Looking through the PR, it looks like the value is extracted from the error. Would it be hard to implement as such so the importing code continues to use CurrentValue to specify the destination, while using new companion methods, like ReturnValueOnCondFailure (or perhaps a catch-all configuration method which takes an binary-or'd enum of the cases in which the return value is desired), and then just store the result in the pointer passed to CurrentValue if the relevant outcome (success, cond failure, tx failure) applies?

@guregu
Copy link
Owner Author

guregu commented Aug 22, 2024

I was waffling a bit about whether to make it default or not.

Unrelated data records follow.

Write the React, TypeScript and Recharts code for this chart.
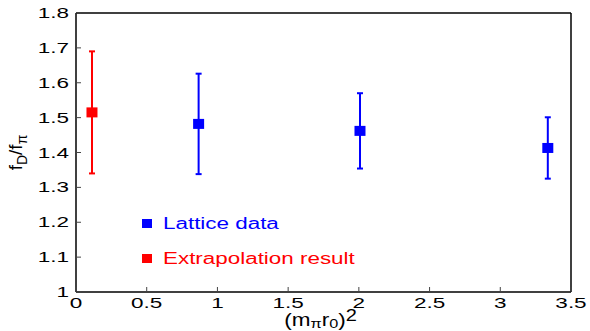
import React from 'react';
import { ScatterChart, Scatter, XAxis, YAxis, ErrorBar, Legend } from 'recharts';

const xTicks = [0, 0.5, 1, 1.5, 2, 2.5, 3, 3.5];
const yTicks = [1, 1.1, 1.2, 1.3, 1.4, 1.5, 1.6, 1.7, 1.8];

const latticeX = [0.867, 2.008, 3.336];
const latticeY = [1.482, 1.462, 1.413];
const latticeErr = [0.144, 0.108, 0.088];

const extrapX = [0.113];
const extrapY = [1.515];
const extrapErr = [0.175];

const legendNames = ['Lattice data', 'Extrapolation result'];
const legendColors = ['#0000ff', '#ff0000'];

const FONT = '"Liberation Sans", Arial, sans-serif';
const SX = 1.5;

const lattice = latticeX.map((x, i) => ({ x, y: latticeY[i], err: [latticeErr[i], latticeErr[i]] }));
const extrap = extrapX.map((x, i) => ({ x, y: extrapY[i], err: [extrapErr[i], extrapErr[i]] }));

const XTick = (p: any) => {
  const { x, y, payload } = p;
  return (
    <g>
      <line x1={x} y1={y} x2={x} y2={y - 5} stroke="#444" strokeWidth={1} />
      <text transform={`translate(${x},${y + 16}) scale(${SX},1)`} textAnchor="middle" fontFamily={FONT} fontSize={15} fill="#000">
        {String(payload.value)}
      </text>
    </g>
  );
};

const YTick = (p: any) => {
  const { x, y, payload } = p;
  return (
    <g>
      <line x1={x} y1={y} x2={x + 5} y2={y} stroke="#444" strokeWidth={1} />
      <text transform={`translate(${x - 7},${y + 5}) scale(${SX},1)`} textAnchor="end" fontFamily={FONT} fontSize={15} fill="#000">
        {String(payload.value)}
      </text>
    </g>
  );
};

const XLabel = (p: any) => {
  const vb = p.viewBox;
  const cx = vb.x + vb.width / 2 - 3;
  const cy = vb.y + 34;
  return (
    <text transform={`translate(${cx},${cy}) scale(1.25,1)`} textAnchor="middle" fontFamily={FONT} fontSize={18} fill="#000">
      <tspan>(m</tspan>
      <tspan dy={2} fontSize={13}>π</tspan>
      <tspan dy={-2}>r</tspan>
      <tspan dy={2} fontSize={13}>0</tspan>
      <tspan dy={-2}>)</tspan>
      <tspan dy={-5} fontSize={16}>2</tspan>
    </text>
  );
};

const YLabel = (p: any) => {
  const vb = p.viewBox;
  const cx = vb.x - 53;
  const cy = vb.y + vb.height / 2;
  return (
    <text transform={`translate(${cx},${cy}) rotate(-90)`} textAnchor="middle" fontFamily={FONT} fontSize={19} fill="#000">
      <tspan>f</tspan>
      <tspan dy={5} fontSize={14}>D</tspan>
      <tspan dy={-5}>/f</tspan>
      <tspan dy={5} fontSize={14}>π</tspan>
    </text>
  );
};

const square = (color: string) => (p: any) => (
  <rect x={p.cx - 5.5} y={p.cy - 5} width={11} height={10} fill={color} />
);

const LegendContent = () => (
  <div style={{ fontFamily: FONT }}>
    {legendNames.map((n, i) => (
      <div key={n} style={{ position: 'relative', height: 35, display: 'flex', alignItems: 'center' }}>
        <div style={{ width: 10, height: 9, background: legendColors[i], marginRight: 11 }} />
        <span style={{ color: legendColors[i], fontSize: 16, display: 'inline-block', transform: 'scale(1.4,1)', transformOrigin: 'left center', whiteSpace: 'nowrap' }}>
          {n}
        </span>
      </div>
    ))}
  </div>
);

export default function App() {
  return (
    <div style={{ position: 'absolute', left: 0, top: 0, width: 590, height: 331, background: '#fff' }}>
      <ScatterChart width={590} height={331} margin={{ top: 13, right: 19, bottom: 38, left: 75 }}>
        <XAxis
          type="number"
          dataKey="x"
          domain={[0, 3.5]}
          ticks={xTicks}
          interval={0}
          height={1}
          tickSize={0}
          tickMargin={0}
          tickLine={false}
          tick={<XTick />}
          axisLine={{ stroke: '#000', strokeWidth: 1.5 }}
          label={<XLabel />}
        />
        <XAxis
          xAxisId="top"
          type="number"
          dataKey="x"
          orientation="top"
          domain={[0, 3.5]}
          ticks={xTicks}
          interval={0}
          height={1}
          mirror
          tick={false}
          tickSize={5}
          tickLine={{ stroke: '#444' }}
          axisLine={{ stroke: '#000', strokeWidth: 1.5 }}
        />
        <YAxis
          type="number"
          dataKey="y"
          domain={[1, 1.8]}
          ticks={yTicks}
          interval={0}
          width={1}
          tickSize={0}
          tickMargin={0}
          tickLine={false}
          tick={<YTick />}
          axisLine={{ stroke: '#000', strokeWidth: 1.5 }}
          label={<YLabel />}
        />
        <YAxis
          yAxisId="right"
          type="number"
          dataKey="y"
          orientation="right"
          domain={[1, 1.8]}
          ticks={yTicks}
          interval={0}
          width={1}
          mirror
          tick={false}
          tickSize={5}
          tickLine={{ stroke: '#444' }}
          axisLine={{ stroke: '#000', strokeWidth: 1.5 }}
        />
        <Legend
          content={<LegendContent />}
          layout="horizontal"
          align="center"
          verticalAlign="middle"
          wrapperStyle={{ position: 'absolute', left: 142, top: 206, width: 'auto', height: 'auto' }}
        />
        <Scatter name="Lattice data" data={lattice} fill="#0000ff" shape={square('#0000ff')} isAnimationActive={false}>
          <ErrorBar dataKey="err" direction="y" width={3} stroke="#0000ff" strokeWidth={2} isAnimationActive={false} />
        </Scatter>
        <Scatter name="Extrapolation result" data={extrap} fill="#ff0000" shape={square('#ff0000')} isAnimationActive={false}>
          <ErrorBar dataKey="err" direction="y" width={3} stroke="#ff0000" strokeWidth={2} isAnimationActive={false} />
        </Scatter>
      </ScatterChart>
    </div>
  );
}
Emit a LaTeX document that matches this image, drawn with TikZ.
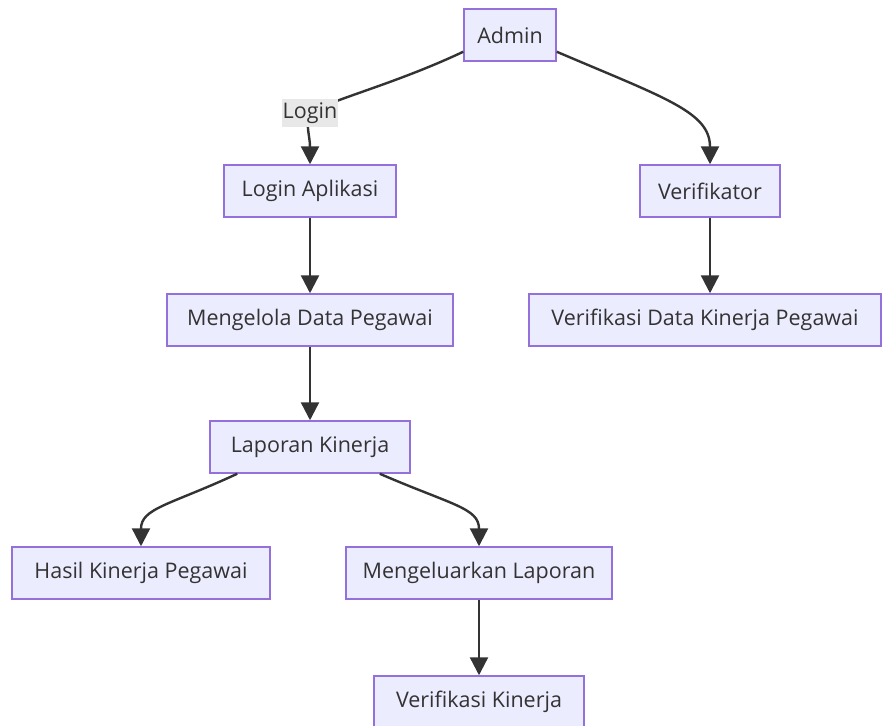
\documentclass[tikz,border=0pt]{standalone}
\usepackage{fontspec}
\setmainfont{Open Sans}
\usetikzlibrary{arrows.meta,positioning}
\definecolor{boxfill}{HTML}{ECECFF}
\definecolor{boxline}{HTML}{9370DB}
\definecolor{ink}{HTML}{333333}
\definecolor{lblfill}{HTML}{E8E8E8}

\begin{document}
\begin{tikzpicture}[x=1pt, y=-1pt,
  box/.style={draw=boxline, line width=1.5pt, fill=boxfill, text=ink, minimum height=52pt, inner xsep=0pt, font=\fontsize{21.5}{25}\selectfont},
  lbl/.style={fill=lblfill, text=ink, inner sep=1pt, minimum height=28pt, font=\fontsize{21.5}{25}\selectfont},
  edge/.style={draw=ink, line width=2.4pt, -{Triangle[length=18pt,width=18pt]}}
]
\useasboundingbox (0,0) rectangle (882,725);
\node[box, minimum width=92pt] (admin) at (510,35) {Admin};
\node[box, minimum width=172pt] (login) at (310,191) {Login Aplikasi};
\node[box, minimum width=140pt] (verif) at (710,191) {Verifikator};
\node[box, minimum width=286pt] (kelola) at (310,320) {Mengelola Data Pegawai};
\node[box, minimum width=352pt] (vdkp) at (705,320) {Verifikasi Data Kinerja Pegawai};
\node[box, minimum width=200pt] (lapor) at (310,447) {Laporan Kinerja};
\node[box, minimum width=258pt] (hasil) at (141,573) {Hasil Kinerja Pegawai};
\node[box, minimum width=266pt] (keluar) at (479,573) {Mengeluarkan Laporan};
\node[box, minimum width=210pt] (verkin) at (479,702) {Verifikasi Kinerja};
\coordinate (lgpt) at (310,113);

\draw[edge] ([yshift=10pt]admin.south west) .. controls (395,84) and (330,100) .. (lgpt)
  .. controls (305,124) and (310,136) .. (login.north);
\draw[edge] ([yshift=10pt]admin.south east) .. controls (665,98) and (710,112) .. (verif.north);
\draw[edge] (login) -- (kelola);
\draw[edge] (kelola) -- (lapor);
\draw[edge] (verif) -- (verif |- vdkp.north);
\draw[edge] ([xshift=28pt]lapor.south west) .. controls (170,505) and (141,508) .. (hasil.north);
\draw[edge] ([xshift=-31pt]lapor.south east) .. controls (452,505) and (479,508) .. (keluar.north);
\draw[edge] (keluar) -- (verkin);

\node[lbl] (lg) at (lgpt) {Login};
\end{tikzpicture}
\end{document}
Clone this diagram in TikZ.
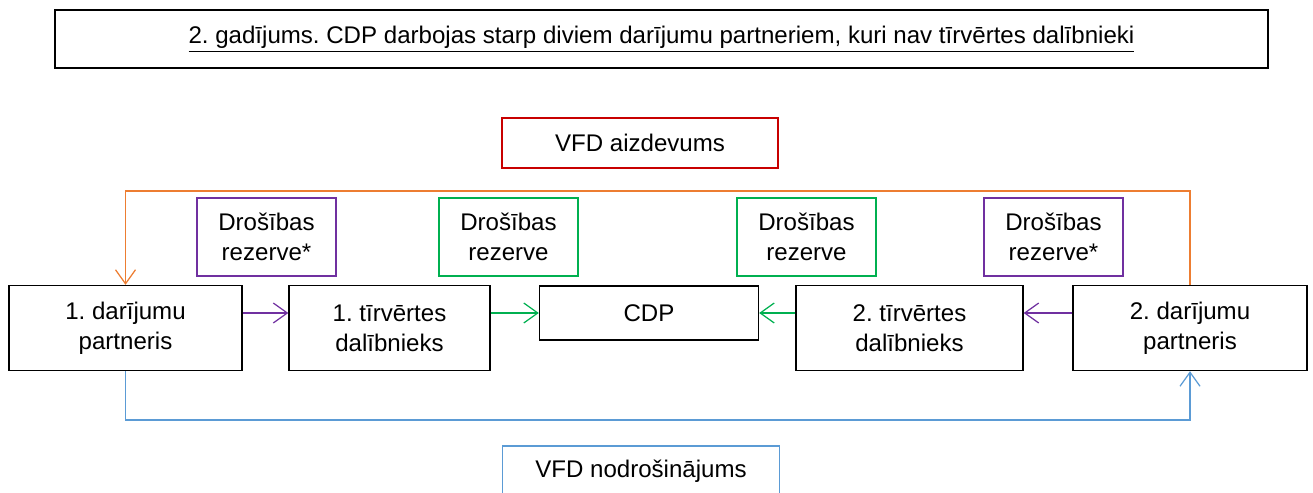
\documentclass[tikz,border=0pt]{standalone}
\usepackage{fontspec}
\setmainfont{Liberation Sans}
\usepackage{tikz}
\usetikzlibrary{arrows.meta,positioning,calc}
\frenchspacing

\definecolor{vfdred}{RGB}{200,0,0}
\definecolor{vfdorange}{RGB}{237,125,49}
\definecolor{vfdpurple}{RGB}{112,48,160}
\definecolor{vfdgreen}{RGB}{0,176,80}
\definecolor{vfdblue}{RGB}{91,155,213}

\begin{document}
\begin{tikzpicture}[
  x=0.02cm, y=-0.02cm,
  font=\fontsize{13.7}{17}\selectfont,
  box/.style={draw, line width=0.8pt, inner sep=0pt, align=center},
  party/.style={box, minimum height=1.7cm},
  reserve/.style={box, minimum width=2.78cm, minimum height=1.56cm},
  arrow/.style={line width=0.7pt, -{Straight Barb[length=0.28cm, width=0.4cm]}}
]
\useasboundingbox (0,0) rectangle (1313,493);

\node[box, minimum width=24.26cm, minimum height=1.16cm] (title) at (661.5,39)
  {\underline{2. gadījums. CDP darbojas starp diviem darījumu partneriem, kuri nav tīrvērtes dalībnieki}};

\node[box, draw=vfdred, minimum width=5.52cm, minimum height=1.0cm] (loan) at (640,143) {VFD aizdevums};

\node[reserve, draw=vfdpurple] (res1) at (266.5,237) {Drošības\\rezerve*};
\node[reserve, draw=vfdgreen] (res2) at (508.5,237) {Drošības\\rezerve};
\node[reserve, draw=vfdgreen] (res3) at (806.5,237) {Drošības\\rezerve};
\node[reserve, draw=vfdpurple] (res4) at (1053.5,237) {Drošības\\rezerve*};

\node[party, minimum width=4.66cm] (partner1) at (125.5,328) {1. darījumu\\partneris};
\node[party, minimum width=4.02cm] (member1) at (389.5,328) {1. tīrvērtes\\dalībnieks};
\node[box, minimum width=4.38cm, minimum height=1.08cm] (cdp) at (649,313) {CDP};
\node[party, minimum width=4.54cm] (member2) at (909.5,328) {2. tīrvērtes\\dalībnieks};
\node[party, minimum width=4.68cm] (partner2) at (1190,328) {2. darījumu\\partneris};

\node[box, draw=vfdblue, minimum width=5.54cm, minimum height=1.0cm] (collateral) at (641,471) {VFD nodrošinājums};

\coordinate (looptop) at (0,191);
\coordinate (loopbottom) at (0,420);

\draw[arrow, vfdpurple] (partner1.east |- cdp.west) -- (member1.west |- cdp.west);
\draw[arrow, vfdgreen] (member1.east |- cdp.west) -- (cdp.west);
\draw[arrow, vfdgreen] (member2.west |- cdp.east) -- (cdp.east);
\draw[arrow, vfdpurple] (partner2.west |- cdp.east) -- (member2.east |- cdp.east);
\draw[arrow, vfdorange] (partner2.north) -- (partner2.north |- looptop) -| (partner1.north);
\draw[arrow, vfdblue] (partner1.south) -- (partner1.south |- loopbottom) -| (partner2.south);
\end{tikzpicture}
\end{document}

The easiest way to make it hard to misuse, IMO, would be to make the error-extracting functions private, and only enable returning the failed item for terminal methods like CurrentValue (which is what you suggested, I think? Apologies if I misunderstood).

I think that if it were disabled by default it's a little too easy to shoot yourself in the foot by not specifying that you want the failed item, assuming an API like:

err := table.Put(item).ReturnValueOnCondCheckFailure(true).Run() // now it's ok to grab the item from Error
err := table.Put(item).Run(); _, err2 := UnmarshalItemFromCondCheckFailed(err, &item) // fails for a potentially confusing reason if you aren't familiar with the underlying api

For transactions I think that without the failed items the errors can become borderline useless when you have more than one item with conditions, it's hard to tell which items were the problem ones. However I do understand that traffic may be a concern for some (even if DynamoDB doesn't charge for bandwidth, there are cross-AZ ingress fees and such).

@guregu
Copy link
Owner Author

guregu commented Aug 23, 2024

Hmm, after some pondering I'm thinking it's probably best to have an individual toggle. It can be useful in the case where you only care about some of all of the items in a transaction (for example, I could see a case where you have multiple conditions but only one item you need to grab info from).

The latest commit changes it to be off by default and adds a method (IncludeItemInCondCheckFail) to toggle it. CurrentValue will enable it too. I tried to make the error message from UnmarshalItemFromCondCheckFailed better in the case where it's disabled.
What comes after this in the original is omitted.